Tweets from number one microblogging site Twitter could reach outer space. This was proven by tweet exchanges between American actor William Shatner, who portrayed Captain Kirk in Star Trek, and Canadian astronaut Chris Hadfield.
The actor sought confirmation from Mr Hadfield if he was sending tweets from the International Space Station (ISS), to which the astronaut replied: "Yes. Standard Orbit, Captain. And we're detecting signs of life on the surface," BBC quoted the Canadian astronaut.
Mr Hadfield and two other astronauts, Roman Romanenko and Thomas Mashburn, arrived at ISS on Dec 21 for a five-month mission. Here is the video of their launch.
Besides tweeting with Mr Shatner, Mr Hadfield had been tweeting images of Earth, including photos of snow-covered rice fields in Japan and Italy's coast. His tweet exchanges with the actor were arranged by the Canadian Space Agency.
Mr Shatner was joined in the tweets by other Star Trek actors such as George Takei who played Sulu, Leonard Nimoy who is known as Spock and Wit Wheaton, a star from the successor series Star Trek: The Next Generation.
"If you get into trouble with Nanites while you're in orbit, I know a guy who can help you contain them. He has experience," tweeted Mr Wheaton who .portrayed the character Wesley Crusher.
Mr Hadfield replied, which indicated he was a follower of the Star Trek series, "Wesley, we've talked about you being on the bridge. I believe you're needed in Engineering."
American astronaut Buzz Aldrin, one of the three astronauts who landed on the Moon in 1969, lamented the lack of the social networking site back then to communicate with Earth about their moon walk.
An Australian also tweeted a message to Mr Hadfield. Julie M, a Twitter used, told the Canadian astronaut that she and her family are watching the ISS fly over Queensland. "Hope you saw us waving ;)," she tweeted.
He replied, "Was that you waving?

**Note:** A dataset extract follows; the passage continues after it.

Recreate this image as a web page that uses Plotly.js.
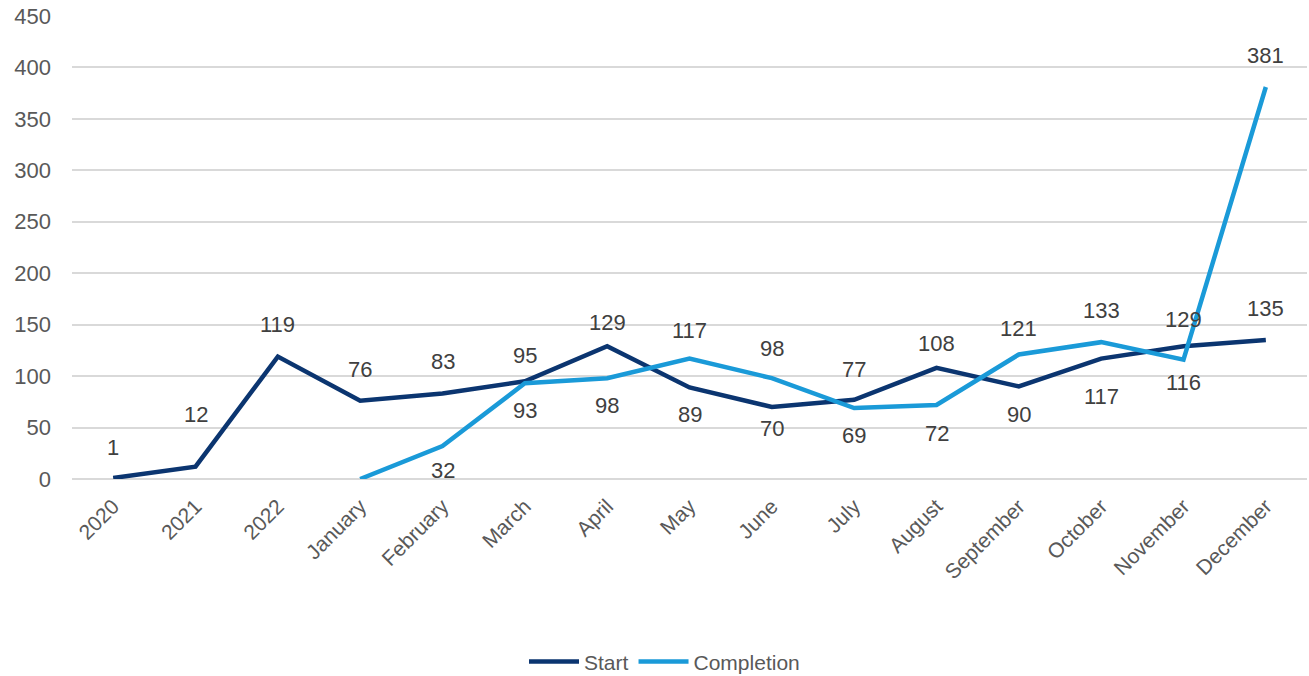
<!DOCTYPE html>
<html>
<head>
<meta charset="utf-8">
<script src="https://cdn.plot.ly/plotly-3.0.1.min.js"></script>
<style>html,body{margin:0;padding:0;background:#fff;}#chart{width:1309px;height:676px;}</style>
</head>
<body>
<div id="chart"></div>
<script>
const categories = ["2020","2021","2022","January","February","March","April","May","June","July","August","September","October","November","December"];
const startValues = [1,12,119,76,83,95,129,89,70,77,108,90,117,129,135];
const completionCategories = ["January","February","March","April","May","June","July","August","September","October","November","December"];
const completionValues = [0,32,93,98,117,98,69,72,121,133,116,381];
const completionLabels = ["","32","93","98","117","98","69","72","121","133","116","381"];

// label placement (pixel offsets above (+) / below (-) the point)
const startLabelShift = [30,52,32,31,32,26,24,-27,-22,30,24,-28,-38,27,32];
const completionLabelShift = [0,-24,-27,-27,28,30,-27,-29,26,32,-23,31];

const fontFamily = "Liberation Sans, Arial, sans-serif";
const labelFont = {family: fontFamily, size: 22, color: "#404040"};

const traces = [
  {x: categories, y: startValues, name: "Start", type: "scatter", mode: "lines",
   line: {color: "#0B3570", width: 4.5}},
  {x: completionCategories, y: completionValues, name: "Completion", type: "scatter", mode: "lines",
   line: {color: "#1A9AD8", width: 4.5}}
];

const annotations = [];
categories.forEach((c, i) => annotations.push({
  x: categories.indexOf(c), y: startValues[i], xref: "x", yref: "y", text: String(startValues[i]),
  showarrow: false, yshift: startLabelShift[i], font: labelFont
}));
completionCategories.forEach((c, i) => {
  if (completionLabels[i] === "") return;
  annotations.push({
    x: categories.indexOf(c), y: completionValues[i], xref: "x", yref: "y", text: completionLabels[i],
    showarrow: false, yshift: completionLabelShift[i], font: labelFont
  });
});

const layout = {
  width: 1309, height: 676,
  margin: {l: 72, r: 2, t: 16, b: 197, autoexpand: false},
  paper_bgcolor: "#fff", plot_bgcolor: "#fff",
  font: {family: fontFamily, color: "#595959", size: 21},
  xaxis: {
    type: "category", categoryorder: "array", categoryarray: categories,
    range: [-0.5, categories.length - 0.5], automargin: false,
    tickangle: -45, showgrid: false, zeroline: false, showline: false,
    ticks: "", tickfont: {size: 21, color: "#595959"}, ticklabelstandoff: 10
  },
  yaxis: {
    range: [0, 450], dtick: 50, showgrid: true, gridcolor: "#D9D9D9", gridwidth: 2,
    zeroline: true, zerolinecolor: "#D9D9D9", zerolinewidth: 2, automargin: false,
    ticks: "", tickfont: {size: 22, color: "#595959"}, ticklabelstandoff: 20
  },
  annotations: annotations,
  legend: {
    orientation: "h", x: 0.366, xanchor: "left", y: -0.395, yanchor: "middle",
    font: {size: 21, color: "#595959"}, itemwidth: 50
  },
  showlegend: true
};

Plotly.newPlot("chart", traces, layout, {displayModeBar: false, staticPlot: true});
</script>
</body>
</html>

Thanks! I wave back to the whole family. Australia's space contours and textures are beautifully unmistakable."
However, Mr Hadfield, the flight engineer of Expedition 34 and soon to be commandor of Expedition 35, stressed that tweeting is not the main aim of his role in the ISS, but crew health, vehicle health, work and science and personal pursuits including taking photos and playing the guitar in his free time.